Hoewel betrokkene behandeling wil, acht deskundige Braun hervatting van de behandeling op dit moment niet verstandig. Betrokkene dient eerst tot rust te komen. Mogelijk kan hij over een tijd naar een minder beveiligde setting worden overgeplaatst. Een keer per jaar vindt een risicotaxatie plaats en wordt bekeken of er andere mogelijkheden voor betrokkene zijn. Betrokkene dient echter eerst psychiatrisch tot rust te komen en te stabiliseren. De kernproblematiek van betrokkene zal niet snel ingrijpend veranderen. Toezicht is blijvend noodzakelijk, ook indien betrokkene in de toekomst wordt overgeplaatst naar een behandelinstelling.
Door zowel deskundige Koolen als deskundige Braun wordt geadviseerd de terbeschikkingstelling te verlengen voor de duur van twee jaar.
5. Het vorenstaande leidt de rechtbank tot de conclusie dat het recidivegevaar onverminderd aanwezig is en dat de veiligheid van anderen, dan wel de algemene veiligheid van personen in dit geval vereist dat de termijn van de terbeschikkingstelling, welke maatregel is opgelegd ter zake zedenmisdrijven, dat gericht is tegen of gevaar veroorzaakt voor de onaantastbaarheid van het lichaam van een of meer personen, wordt verlengd.
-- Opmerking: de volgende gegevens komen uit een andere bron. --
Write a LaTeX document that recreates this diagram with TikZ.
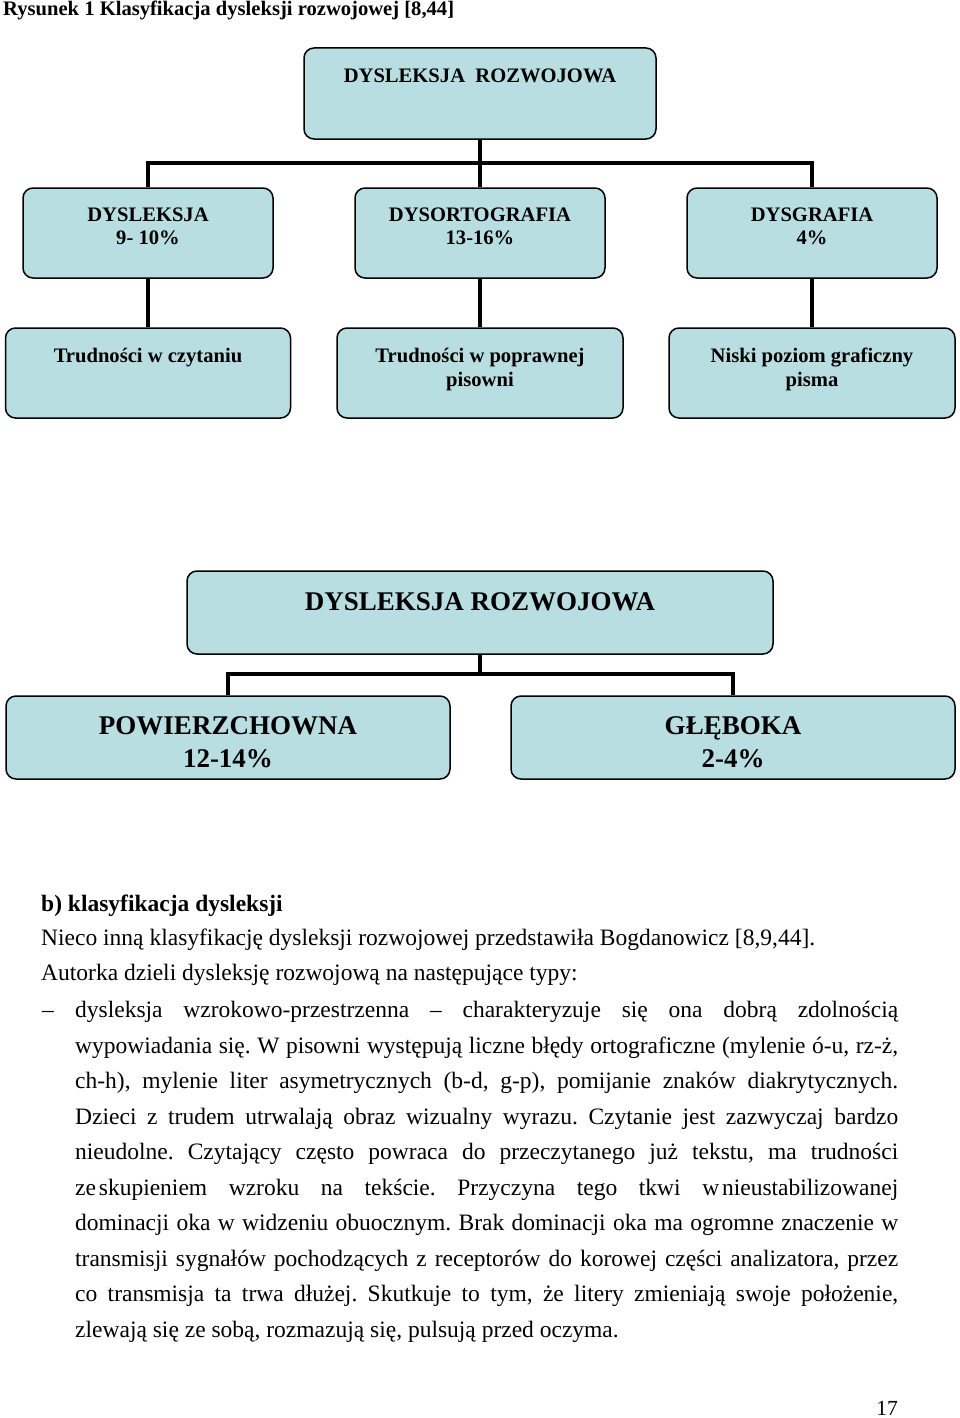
\documentclass[tikz,border=0pt]{standalone}
\usepackage{fontspec}
\setmainfont{Liberation Serif}
\definecolor{boxfill}{RGB}{185,222,226}
\begin{document}
\begin{tikzpicture}[x=1pt,y=-1pt,
  box/.style={draw=black, line width=1.5pt, fill=boxfill, rounded corners=10pt, inner sep=0pt},
  conn/.style={line width=4.5pt, line join=miter},
  lblA/.style={font=\fontsize{20.6}{23}\selectfont\bfseries, inner sep=0pt, anchor=base},
  lblB/.style={font=\fontsize{27}{33}\selectfont\bfseries, inner sep=0pt, anchor=base},
  body/.style={font=\fontsize{23.5}{35.5}\selectfont\frenchspacing, inner sep=0pt, anchor=base west},
  jline/.style={body}
]
\useasboundingbox (0,0) rectangle (960,1418);
\fill[white] (0,0) rectangle (960,1418);

% title
\node[font=\fontsize{20.6}{23}\selectfont\bfseries, inner sep=0pt, anchor=base west] (title) at (3,16) {Rysunek 1 Klasyfikacja dysleksji rozwojowej [8,44]};

% ---------- diagram 1 ----------
\coordinate (b1) at (480,163);
\node[box, minimum width=352pt, minimum height=91pt] (top1) at (480,93.5) {};
\node[box, minimum width=250pt, minimum height=90pt] (r2a) at (148,233) {};
\node[box, minimum width=250pt, minimum height=90pt] (r2b) at (480,233) {};
\node[box, minimum width=250pt, minimum height=90pt] (r2c) at (812,233) {};
\node[box, minimum width=285pt, minimum height=90pt] (r3a) at (148,373) {};
\node[box, minimum width=286pt, minimum height=90pt] (r3b) at (480,373) {};
\node[box, minimum width=286pt, minimum height=90pt] (r3c) at (812,373) {};

\draw[conn] (top1.south) -- (top1.south |- b1);
\draw[conn] (r2a.north) -- (r2a.north |- b1) -- (r2c.north |- b1) -- (r2c.north);
\draw[conn] (r2b.north |- b1) -- (r2b.north);
\draw[conn] (r2a.south) -- (r3a.north);
\draw[conn] (r2b.south) -- (r3b.north);
\draw[conn] (r2c.south) -- (r3c.north);

\node[lblA] (t1) at (480,83) {DYSLEKSJA\ \ ROZWOJOWA};
\node[lblA] (t2a1) at (148,221) {DYSLEKSJA};
\node[lblA] (t2a2) at (148,244) {9- 10\%};
\node[lblA] (t2b1) at (480,221) {DYSORTOGRAFIA};
\node[lblA] (t2b2) at (480,244) {13-16\%};
\node[lblA] (t2c1) at (812,221) {DYSGRAFIA};
\node[lblA] (t2c2) at (812,244) {4\%};
\node[lblA] (t3a1) at (148,362) {Trudności w czytaniu};
\node[lblA] (t3b1) at (480,362) {Trudności w poprawnej};
\node[lblA] (t3b2) at (480,386) {pisowni};
\node[lblA] (t3c1) at (812,362) {Niski poziom graficzny};
\node[lblA] (t3c2) at (812,386) {pisma};

% ---------- diagram 2 ----------
\coordinate (b2) at (480,674);
\node[box, minimum width=586pt, minimum height=83pt] (top2) at (480,612.5) {};
\node[box, minimum width=444pt, minimum height=83pt] (p1) at (228,737.5) {};
\node[box, minimum width=444pt, minimum height=83pt] (p2) at (733,737.5) {};
\draw[conn] (top2.south) -- (top2.south |- b2);
\draw[conn] (p1.north) -- (p1.north |- b2) -- (p2.north |- b2) -- (p2.north);

\node[lblB] (u1) at (480,610) {DYSLEKSJA ROZWOJOWA};
\node[lblB] (u2a) at (228,734) {POWIERZCHOWNA};
\node[lblB] (u2b) at (228,767) {12-14\%};
\node[lblB] (u3a) at (733,734) {GŁĘBOKA};
\node[lblB] (u3b) at (733,767) {2-4\%};

% ---------- text ----------
\node[body, font=\fontsize{23.5}{35.5}\selectfont\bfseries] (h) at (41,911) {b) klasyfikacja dysleksji};
\node[body] (l2) at (41,945) {Nieco inną klasyfikację dysleksji rozwojowej przedstawiła Bogdanowicz [8,9,44].};
\node[body] (l3) at (41,980) {Autorka dzieli dysleksję rozwojową na następujące typy:};
\node[body] (dash) at (42,1017) {–};
\node[jline] (l4) at (75,1017) {\makebox[823pt][s]{dysleksja wzrokowo-przestrzenna – charakteryzuje się ona dobrą zdolnością}};
\node[jline] (l5) at (75,1053) {\makebox[823pt][s]{wypowiadania się. W pisowni występują liczne błędy ortograficzne (mylenie ó-u, rz-ż,}};
\node[jline] (l6) at (75,1088) {\makebox[823pt][s]{ch-h), mylenie liter asymetrycznych (b-d, g-p), pomijanie znaków diakrytycznych.}};
\node[jline] (l7) at (75,1124) {\makebox[823pt][s]{Dzieci z trudem utrwalają obraz wizualny wyrazu. Czytanie jest zazwyczaj bardzo}};
\node[jline] (l8) at (75,1159) {\makebox[823pt][s]{nieudolne. Czytający często powraca do przeczytanego już tekstu, ma trudności}};
\node[jline] (l9) at (75,1195) {\makebox[823pt][s]{ze\hspace{0.12em}skupieniem wzroku na tekście. Przyczyna tego tkwi w\hspace{0.12em}nieustabilizowanej}};
\node[jline] (l10) at (75,1230) {\makebox[823pt][s]{dominacji oka w widzeniu obuocznym. Brak dominacji oka ma ogromne znaczenie w}};
\node[jline] (l11) at (75,1266) {\makebox[823pt][s]{transmisji sygnałów pochodzących z receptorów do korowej części analizatora, przez}};
\node[jline] (l12) at (75,1301) {\makebox[823pt][s]{co transmisja ta trwa dłużej. Skutkuje to tym, że litery zmieniają swoje położenie,}};
\node[body] (l13) at (75,1337) {zlewają się ze sobą, rozmazują się, pulsują przed oczyma.};

\node[body, anchor=base east, font=\fontsize{21.5}{26}\selectfont] (pg) at (898,1415) {17};
\end{tikzpicture}
\end{document}
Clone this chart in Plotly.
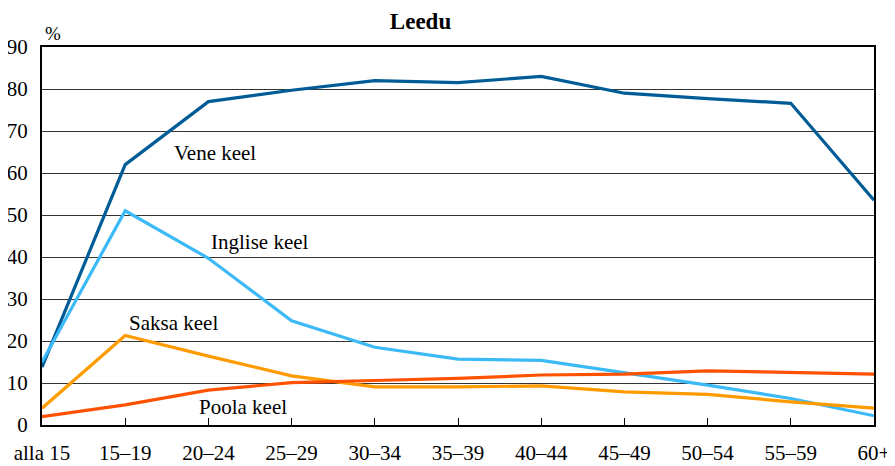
import plotly.graph_objects as go

categories = ["alla 15", "15–19", "20–24", "25–29", "30–34", "35–39",
              "40–44", "45–49", "50–54", "55–59", "60+"]
vene = [13.8, 62.0, 77.0, 79.7, 82.0, 81.5, 83.0, 79.0, 77.7, 76.6, 53.5]
inglise = [15.0, 51.0, 39.7, 24.8, 18.5, 15.7, 15.4, 12.5, 9.5, 6.3, 2.2]
saksa = [4.0, 21.3, 16.4, 11.7, 9.1, 9.1, 9.3, 7.9, 7.3, 5.5, 4.0]
poola = [2.0, 4.8, 8.3, 10.1, 10.6, 11.1, 11.9, 12.1, 12.9, 12.5, 12.1]
y_ticks = [0, 10, 20, 30, 40, 50, 60, 70, 80, 90]

series = [
    ("Vene keel", vene, "#005c97"),
    ("Inglise keel", inglise, "#3cb9f7"),
    ("Saksa keel", saksa, "#ff9b00"),
    ("Poola keel", poola, "#ff5200"),
]

FONT = "Liberation Serif"

fig = go.Figure()
for name, vals, col in series:
    fig.add_trace(go.Scatter(x=categories, y=vals, mode="lines", name=name,
                             line=dict(color=col, width=3.2), showlegend=False))

labels = [
    ("Vene keel", 2.08, 64.8),
    ("Inglise keel", 2.62, 43.6),
    ("Saksa keel", 1.575, 24.3),
    ("Poola keel", 2.42, 4.3),
]
for txt, xx, yy in labels:
    fig.add_annotation(x=xx, y=yy, xref="x", yref="y", text=txt, showarrow=False,
                       font=dict(family=FONT, size=21, color="black"))

# the page body adds an 8px offset; figure sized to fill the rest of the window
W, H = 887, 458
L, T, R, B = 34, 39, 21, 41
pw, ph = W - L - R, H - T - B
fig.add_annotation(x=(53 - 42) / pw, y=(425 - 33) / ph, xref="paper", yref="paper",
                   text="%", showarrow=False, xanchor="center", yanchor="middle",
                   font=dict(family=FONT, size=19, color="black"))

fig.update_layout(
    width=W, height=H,
    margin=dict(l=L, r=R, t=T, b=B, autoexpand=False),
    paper_bgcolor="white", plot_bgcolor="white",
    font=dict(family=FONT, size=21, color="black"),
    title=dict(text="<b>Leedu</b>", x=(420.5 - 8) / W, xanchor="center", y=1 - 13 / H,
               yanchor="middle", font=dict(family=FONT, size=23, color="black")),
    xaxis=dict(type="category", range=[0, 10], showgrid=False, showline=True,
               linecolor="black", linewidth=2, mirror=True, ticks="inside",
               ticklen=7, tickcolor="black", tickwidth=1, ticklabelstandoff=8,
               automargin=False,
               tickfont=dict(family=FONT, size=21, color="black")),
    yaxis=dict(range=[0, 90], tickvals=y_ticks, showgrid=True, gridcolor="#333333",
               gridwidth=1, showline=True, linecolor="black", linewidth=2, mirror=True,
               ticks="", ticklabelstandoff=8, zeroline=False, automargin=False,
               tickfont=dict(family=FONT, size=21, color="black")),
)

fig.write_html("out.html")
6. In zijn beslissing van 1 oktober 2007 heeft het gerechtshof te Arnhem onder meer overwogen dat het feit dat thans geen behandelmogelijkheden beschikbaar zijn, niet betekent dat in de toekomst geen andere, mogelijk beter geschikte behandelmogelijkheden dan de thans toegepaste aanwezig zouden kunnen zijn voor betrokkene. Voorts heeft het gerechtshof wenselijk en vanzelfsprekend geacht dat het verkennen van alternatieven doorgaat.
7. De rechtbank is van oordeel dat sinds voormelde beslissing van het gerechtshof niet is gebleken dat invulling is gegeven aan haar overweging, dat het wenselijk en vanzelfsprekend wordt geacht te onderzoeken of voor betrokkene geen andere, mogelijk beter geschikte behandelmogelijkheden aanwezig zijn.
In deze omstandigheid ziet de rechtbank aanleiding de verlenging van de maatregel te beperken tot de duur van één jaar teneinde volgend jaar te bezien of voor betrokkene alternatieven beschikbaar zijn. De rechtbank heeft hierbij mede in aanmerking genomen de wil van betrokkene om opnieuw te worden behandeld.
8. Beslist wordt daarom als volgt.
Beslissing
De rechtbank verlengt de termijn van de terbeschikkingstelling van [verdachte], voornoemd voor de tijd van 1 (één) jaar.
Deze beslissing is gegeven door mr. Kleinrensink, voorzitter, mrs. Prisse en Tas, rechters, in tegenwoordigheid van mr. Meerdink, griffier en uitgesproken op de openbare terechtzitting van 15 april 2009.
Mr. Tas is buiten staat deze beslissing mede te ondertekenen.